**Short task:** Extract each line of the material that follows exactly and omit its pictures.

**Records for the exercise:**
======
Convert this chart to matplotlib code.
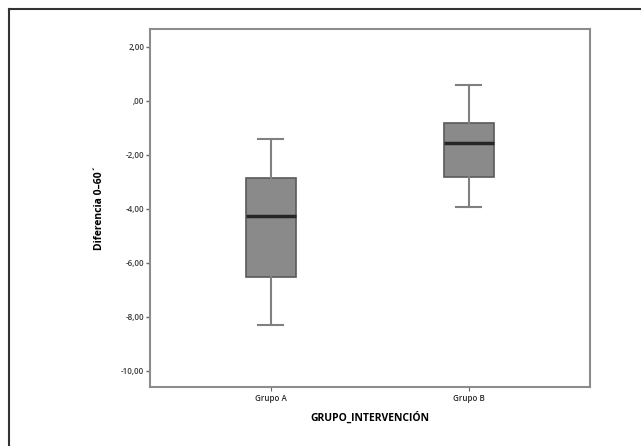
import matplotlib.pyplot as plt
from matplotlib.lines import Line2D

# Box summary values
groups = ['Grupo A', 'Grupo B']
whislo = [-8.30, -3.92]
q1 = [-6.52, -2.83]
med = [-4.27, -1.57]
q3 = [-2.87, -0.83]
whishi = [-1.41, 0.57]
yticks = [2, 0, -2, -4, -6, -8, -10]
ytick_labels = ['2,00', ',00', '-2,00', '-4,00', '-6,00', '-8,00', '-10,00']

plt.rcParams['font.family'] = ['Open Sans', 'DejaVu Sans']

fig = plt.figure(figsize=(6.41, 4.46), dpi=100)
ax = fig.add_axes([0.234, 0.1323, 0.686, 0.803])

stats = []
for i in range(len(groups)):
    stats.append({'label': groups[i], 'whislo': whislo[i], 'q1': q1[i], 'med': med[i],
                  'q3': q3[i], 'whishi': whishi[i], 'fliers': []})

ax.bxp(stats, positions=[1, 2], widths=0.253, patch_artist=True, showfliers=False,
       boxprops=dict(facecolor='#8a8a8a', edgecolor='#5a5a5a', linewidth=1.2),
       medianprops=dict(color='#262626', linewidth=2.5),
       whiskerprops=dict(color='#808080', linewidth=1.5),
       capprops=dict(color='#808080', linewidth=1.5))

ax.set_xlim(0.389, 2.611)
ax.set_ylim(-10.61, 2.67)
ax.set_yticks(yticks)
ax.set_yticklabels(ytick_labels, fontweight='semibold')
ax.set_xticklabels(groups, fontweight='semibold')
ax.tick_params(axis='y', labelsize=5.8, labelcolor='#3a3a3a', length=3, width=1, color='#666666', pad=1)
ax.tick_params(axis='x', labelsize=5.8, labelcolor='#2a2a2a', length=3, width=0.8, color='#666666', pad=2)
for s in ax.spines.values():
    s.set_color('#8c8c8c')
    s.set_linewidth(1.5)

ax.set_ylabel('Diferencia 0–60´', fontsize=7.5, fontweight='bold', labelpad=12)
ax.set_xlabel('GRUPO_INTERVENCIÓN', fontsize=7.5, fontweight='bold', labelpad=6)

# outer frame (only the left and top edges show in the crop)
fig.add_artist(Line2D([9/641, 9/641], [0, 1 - 9/446], transform=fig.transFigure, color='#333333', linewidth=1.5))
fig.add_artist(Line2D([9/641, 1], [1 - 9/446, 1 - 9/446], transform=fig.transFigure, color='#333333', linewidth=1.5))

fig.savefig('out.png', dpi=100)
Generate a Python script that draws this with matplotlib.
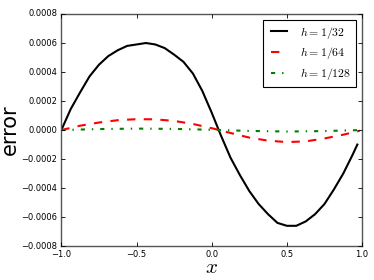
======
**Written reply:**
Convert this chart to matplotlib code.
import matplotlib.pyplot as plt
from matplotlib.lines import Line2D

# Box summary values
groups = ['Grupo A', 'Grupo B']
whislo = [-8.30, -3.92]
q1 = [-6.52, -2.83]
med = [-4.27, -1.57]
q3 = [-2.87, -0.83]
whishi = [-1.41, 0.57]
yticks = [2, 0, -2, -4, -6, -8, -10]
ytick_labels = ['2,00', ',00', '-2,00', '-4,00', '-6,00', '-8,00', '-10,00']

plt.rcParams['font.family'] = ['Open Sans', 'DejaVu Sans']

fig = plt.figure(figsize=(6.41, 4.46), dpi=100)
ax = fig.add_axes([0.234, 0.1323, 0.686, 0.803])

stats = []
for i in range(len(groups)):
    stats.append({'label': groups[i], 'whislo': whislo[i], 'q1': q1[i], 'med': med[i],
                  'q3': q3[i], 'whishi': whishi[i], 'fliers': []})

ax.bxp(stats, positions=[1, 2], widths=0.253, patch_artist=True, showfliers=False,
       boxprops=dict(facecolor='#8a8a8a', edgecolor='#5a5a5a', linewidth=1.2),
       medianprops=dict(color='#262626', linewidth=2.5),
       whiskerprops=dict(color='#808080', linewidth=1.5),
       capprops=dict(color='#808080', linewidth=1.5))

ax.set_xlim(0.389, 2.611)
ax.set_ylim(-10.61, 2.67)
ax.set_yticks(yticks)
ax.set_yticklabels(ytick_labels, fontweight='semibold')
ax.set_xticklabels(groups, fontweight='semibold')
ax.tick_params(axis='y', labelsize=5.8, labelcolor='#3a3a3a', length=3, width=1, color='#666666', pad=1)
ax.tick_params(axis='x', labelsize=5.8, labelcolor='#2a2a2a', length=3, width=0.8, color='#666666', pad=2)
for s in ax.spines.values():
    s.set_color('#8c8c8c')
    s.set_linewidth(1.5)

ax.set_ylabel('Diferencia 0–60´', fontsize=7.5, fontweight='bold', labelpad=12)
ax.set_xlabel('GRUPO_INTERVENCIÓN', fontsize=7.5, fontweight='bold', labelpad=6)

# outer frame (only the left and top edges show in the crop)
fig.add_artist(Line2D([9/641, 9/641], [0, 1 - 9/446], transform=fig.transFigure, color='#333333', linewidth=1.5))
fig.add_artist(Line2D([9/641, 1], [1 - 9/446, 1 - 9/446], transform=fig.transFigure, color='#333333', linewidth=1.5))

fig.savefig('out.png', dpi=100)
Generate a Python script that draws this with matplotlib.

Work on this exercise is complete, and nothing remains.